Agos başyazı: Torbadan çıkamayan okul… Şişeden çıkan cin

Lafa değil icraata bak diye boşuna dememiş eskiler. İmroz’da bu yıl eğitim hayatına başlaması için çalışmaları devam eden Rum Ortaokulu ve Lisesi, azınlık karşıtı bürokrasinin son dakika oyunlarıyla bu haktan mahrum kaldı. Oysa Rum toplumu, mevzuatta maddenin torba yasa çerçevesinde değiştirileceğini ummuştu. Gel gör ki, torba yasadan koca bir hayal kırıklığı çıktı.

Mesele elbette sadece bir okul değil. Açılması durumunda yedi öğrencisi bulunacak olan ortaokul ve liseye öğrencilerin altısı Yunanistan’dan gelecek, onların aileleri de eski memleketlerine göçecekti. 

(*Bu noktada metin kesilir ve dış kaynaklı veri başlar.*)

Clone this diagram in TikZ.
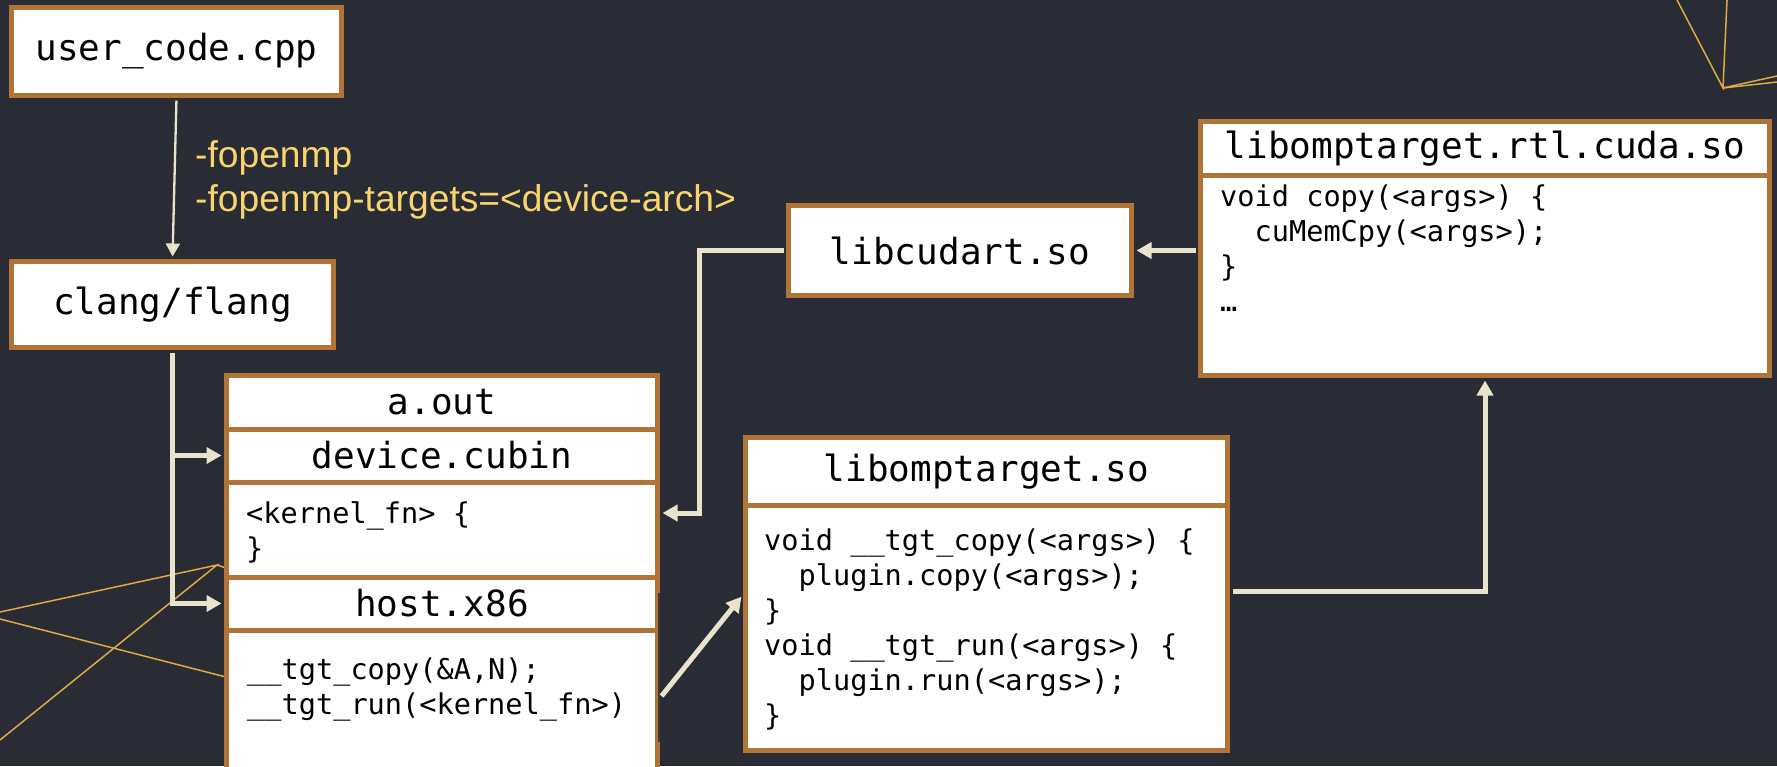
\documentclass[tikz,border=0pt]{standalone}
\usepackage{fontspec}
\setmainfont{Liberation Sans}
\newfontfamily\codefont{DejaVu Sans Mono}
\usetikzlibrary{arrows.meta,calc}
\definecolor{bgc}{RGB}{41,43,53}
\definecolor{boxc}{RGB}{178,116,54}
\definecolor{arrc}{RGB}{234,227,204}
\definecolor{lblc}{RGB}{248,212,108}
\definecolor{goldc}{RGB}{222,170,68}
\definecolor{artc}{RGB}{62,58,56}
\newcommand\hdrfont{\codefont\fontsize{36}{43}\selectfont}
\newcommand\cdfont{\codefont\fontsize{28.6}{35}\selectfont}
\tikzset{
  sect/.style={draw=boxc, line width=5pt, fill=white, inner sep=0pt, font=\hdrfont, text=black},
  codetxt/.style={inner sep=0pt, align=left, font=\cdfont, text=black},
  lbl/.style={inner sep=0pt, align=left, font=\fontsize{37.2}{44}\selectfont, text=lblc},
  goldl/.style={draw=goldc, line width=1.5pt},
  conn/.style={draw=arrc, shorten <=2.5pt, shorten >=2.5pt},
  thinarr/.style={conn, line width=2.3pt, -{Triangle[length=13pt,width=14pt]}},
  thickarr/.style={conn, line width=5pt, -{Triangle[length=15pt,width=16pt]}},
}
\begin{document}
\begin{tikzpicture}[x=1pt,y=-1pt]
\fill[bgc] (0,0) rectangle (1777,766);
\useasboundingbox (0,0) rectangle (1777,766);
\clip (0,0) rectangle (1777,766);

% decorative lines
\coordinate (g1) at (217,565);
\draw[goldl] (0,612) -- (g1) -- (0,740);
\draw[goldl] (g1) -- (226,568);
\draw[goldl] (0,619) -- (226,677);
\coordinate (g2) at (1723,88);
\draw[goldl] (1677,0) -- (g2) -- (1727,0);
\draw[goldl] (g2) -- (1777,76);
\draw[goldl] (g2) -- (1777,82);

% boxes
\node[sect, minimum width=330pt, minimum height=88pt] (uc) at (176.5,51.5) {user\_code.cpp};
\node[sect, minimum width=322pt, minimum height=86pt] (cl) at (172.5,304.5) {clang/flang};

\node[sect, minimum width=431pt, minimum height=53.5pt] (ao) at (442,402.25) {a.out};
\node[sect, minimum width=431pt, minimum height=53pt] (dc) at (442,455.5) {device.cubin};
\node[sect, minimum width=431pt, minimum height=95pt] (kc) at (442,529.5) {};
\node[sect, minimum width=431pt, minimum height=53pt] (hx) at (442,603.5) {host.x86};
\node[sect, minimum width=431pt, minimum height=170pt] (hc) at (442,715) {};
\draw[artc, line width=1.5pt] (659,593) -- (659,742);
\node[codetxt, anchor=west] (kct) at (246,532.5) {<kernel\_fn> \{\\\}};
\node[codetxt, anchor=west] (hct) at (247,689.5) {\_\_tgt\_copy(\&A,N);\\\_\_tgt\_run(<kernel\_fn>)};

\node[sect, minimum width=343pt, minimum height=90pt] (cu) at (960,250.5) {libcudart.so};

\node[sect, minimum width=569pt, minimum height=53.5pt] (rh) at (1485,148.25) {libomptarget.rtl.cuda.so};
\node[sect, minimum width=569pt, minimum height=200.5pt] (rc) at (1485,275.25) {};
\node[codetxt, anchor=west] (rct) at (1220,248.5) {void copy(<args>) \{\\\phantom{xx}cuMemCpy(<args>);\\\}\\…};

\node[sect, minimum width=482pt, minimum height=67.5pt] (lh) at (986.5,471.25) {libomptarget.so};
\node[sect, minimum width=482pt, minimum height=245.5pt] (lc) at (986.5,627.75) {};
\node[codetxt, anchor=west] (lct) at (764,629) {void \_\_tgt\_copy(<args>) \{\\\phantom{xx}plugin.copy(<args>);\\\}\\void \_\_tgt\_run(<args>) \{\\\phantom{xx}plugin.run(<args>);\\\}};

% label
\node[lbl, anchor=west] (fl) at (195,180) {-fopenmp\\-fopenmp-targets=<device-arch>};

% connectors
\draw[thinarr] (uc.south) -- (cl.north);
\draw[thickarr] (cl.south) |- (dc.west);
\draw[thickarr] (cl.south) |- (hx.west);
\draw[thickarr] (cu.west) -- ++(-86.5,0) |- ($(kc.east)+(0,-16.5)$);
\draw[thickarr] (rc.west |- cu.east) -- (cu.east);
\draw[thickarr] ($(lc.east)+(0,-36)$) -| (rc.south);
\draw[thickarr] ($(hc.east)+(0,-17)$) -- ($(lc.west)+(0,-33)$);
\end{tikzpicture}
\end{document}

Devletin azınlık vatandaşlardan ısrarla esirgediği gelecek güvencesinin arkası, inkâr edilen acı dolu bir geçmişe dayanıyor. Bunu görmek için bu yıl okutulacak tarih ders kitaplarına bakmak yeterli. Ermeni Soykırımı’nın 100. yıldönümünün anılacağı 2015’te, Türkiye’de ders kitaplarında halen Osmanlı Ermenileri  “hain”, soykırım “güneye göç”, tutuklanıp katledilen Ermeni aydınlar “elebaşları” olarak gösteriliyor. Tek olumlu gelişmeyse İtilaf Devletleri’nin Hıristiyan unsurlar üzerindeki politikalarından Süryanilerin fazla etkilenmediği şeklindeki değerlendirme. Gerisi ise hep o bildik resmi hikâye.

Bu resmi hikâye son olarak Yalova’nın Çiftlikköy Belediyesi’nin kararıyla tekrarlandı. Belediye 4 Eylül’de aldığı bir kararla, Bulgaristan’ın Kavarna şehrini “Osmanlı döneminde yapılan Ermeni ve Bulgar soykırımlarını, belediye meclisi kararıyla tanıması” gerekçesiyle kardeş şehirler arasından çıkardı.

İşin daha acıklı yanıysa Çiftlikköy ve etrafındaki köylerin 20. yüzyılın başında Yalova Ermenileri için önemli yerleşim yerleri olmuş olması. Kiliseleri ve okulları ile bu hayat yok olurken şimdi bir de yalanla çocuklardan gelecekleri çalınıyor. Ama cin şişeden çıkmış bir kere. Hakikat, en karanlık torbalardan  bile ışığıyla sızıyor.